Cambridge Analytica, the firm at the centre of Facebook users' data breach scandal, has sought one more week to respond to government's notice on whether it was involved in misuse of data to profile Indians and influence their voting behaviour.
The notice had gone out to Cambridge Analytica over media reports about questionable practices attributed to the UK-based firm in its efforts to allegedly influence elections by harvesting data of Facebook users globally.
Sources privy to the development said that Cambridge Analytica has now sought an additional time of one week to send its response to the notice issued by the Indian government.

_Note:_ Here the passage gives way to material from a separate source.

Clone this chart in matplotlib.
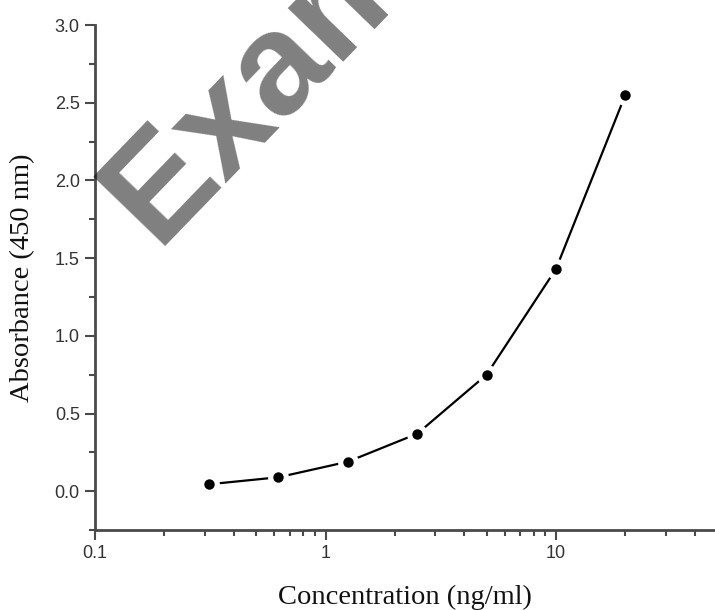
import numpy as np
import matplotlib.pyplot as plt
from matplotlib.ticker import FixedLocator, FixedFormatter, MultipleLocator, LogLocator, NullFormatter

# standard curve values
conc = [0.3125, 0.625, 1.25, 2.5, 5, 10, 20]
absorb = [0.045, 0.09, 0.19, 0.37, 0.75, 1.43, 2.55]
xtick_vals = [0.1, 1, 10]
xtick_labels = ['0.1', '1', '10']

fig = plt.figure(figsize=(7.15, 6.1), dpi=100)
ax = fig.add_axes([0.133, 0.131, 0.867, 0.828])

spine_col = '#4a4a4a'

# line with white halos round the points, so the line stops short of each dot
ax.plot(conc, absorb, color='black', lw=1.6, zorder=2)
ax.plot(conc, absorb, ls='none', marker='o', ms=15, mfc='white', mec='none', zorder=3)
ax.plot(conc, absorb, ls='none', marker='o', ms=7.5, mfc='black', mec='none', zorder=4)

ax.set_xscale('log')
ax.set_xlim(0.1, 49)
ax.set_ylim(-0.25, 3.0)

ax.xaxis.set_major_locator(FixedLocator(xtick_vals))
ax.xaxis.set_major_formatter(FixedFormatter(xtick_labels))
ax.xaxis.set_minor_locator(LogLocator(base=10, subs=np.arange(2, 10)))
ax.xaxis.set_minor_formatter(NullFormatter())
ax.yaxis.set_major_locator(MultipleLocator(0.5))
ax.yaxis.set_minor_locator(MultipleLocator(0.25))
ax.yaxis.set_major_formatter(plt.FuncFormatter(lambda v, p: f'{v:.1f}'))

for s in ['top', 'right']:
    ax.spines[s].set_visible(False)
for s in ['left', 'bottom']:
    ax.spines[s].set_color(spine_col)
    ax.spines[s].set_linewidth(2)
ax.spines['left'].set_bounds(-0.25, 3.0)

ax.tick_params(which='major', direction='out', length=7, width=1.5, color=spine_col,
               labelsize=13, labelcolor='#333333', pad=4)
ax.tick_params(which='minor', direction='out', length=4, width=1.5, color=spine_col)
for lbl in ax.get_xticklabels() + ax.get_yticklabels():
    lbl.set_family('Liberation Sans')

ax.set_xlabel('Concentration (ng/ml)', family='Liberation Serif', fontsize=20.5, labelpad=16, color='#111111')
ax.set_ylabel('Absorbance (450 nm)', family='Liberation Serif', fontsize=20.5, labelpad=14, color='#111111')

# watermark
fig.text(0.218, 0.597, 'Example', family='Liberation Sans', weight='bold', fontsize=104,
         color='black', alpha=0.5, rotation=46, rotation_mode='anchor',
         ha='left', va='baseline', zorder=10)

fig.savefig('out.png', dpi=100)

Cambridge Analytica and Facebook came under fire after the British firm was accused of harvesting personal information of over 50 million Facebook users illegally to influence polls in several countries.
The IT Ministry shot off notices to both Cambridge Analytica and Facebook on the data breach issue, giving them time till March 31, and April 7, respectively, to respond.
The government questioned Cambridge Analytica on whether it had been "engaged in any assignment to utilise data of Indians" pertaining to the recent breach, and also the entities that had used its services. Details were also sought on the methods used by the company to acquire such data and whether consent was taken from users.
An official statement issued last month had said: "Ministry of Electronics & Information Technology, Government of India, has issued a notice... to Cambridge Analytica, wherein the serious breach of propriety and misuse of data intended to profile and influence voting behaviour has been highlighted".
"Was there any profiling done on the basis of such data?," the Ministry had asked the company, following reports that political parties had used the data analytics firm during elections.
The government's notice to Facebook last week too sought information on user data breach and details of the measures that have been put in place to ensure safety and prevent misuse of personal data.
The ministry raised five questions for Facebook, including whether the personal data of Indian voters and users has been compromised by Cambridge Analytica or any other downstream entity in any manner.
Law and IT Minster Ravi Shankar Prasad has already warned the social media giant of "stringent" action for any attempt to influence polls through data theft, and had even threatened to summon its CEO Mark Zuckerberg, if needed.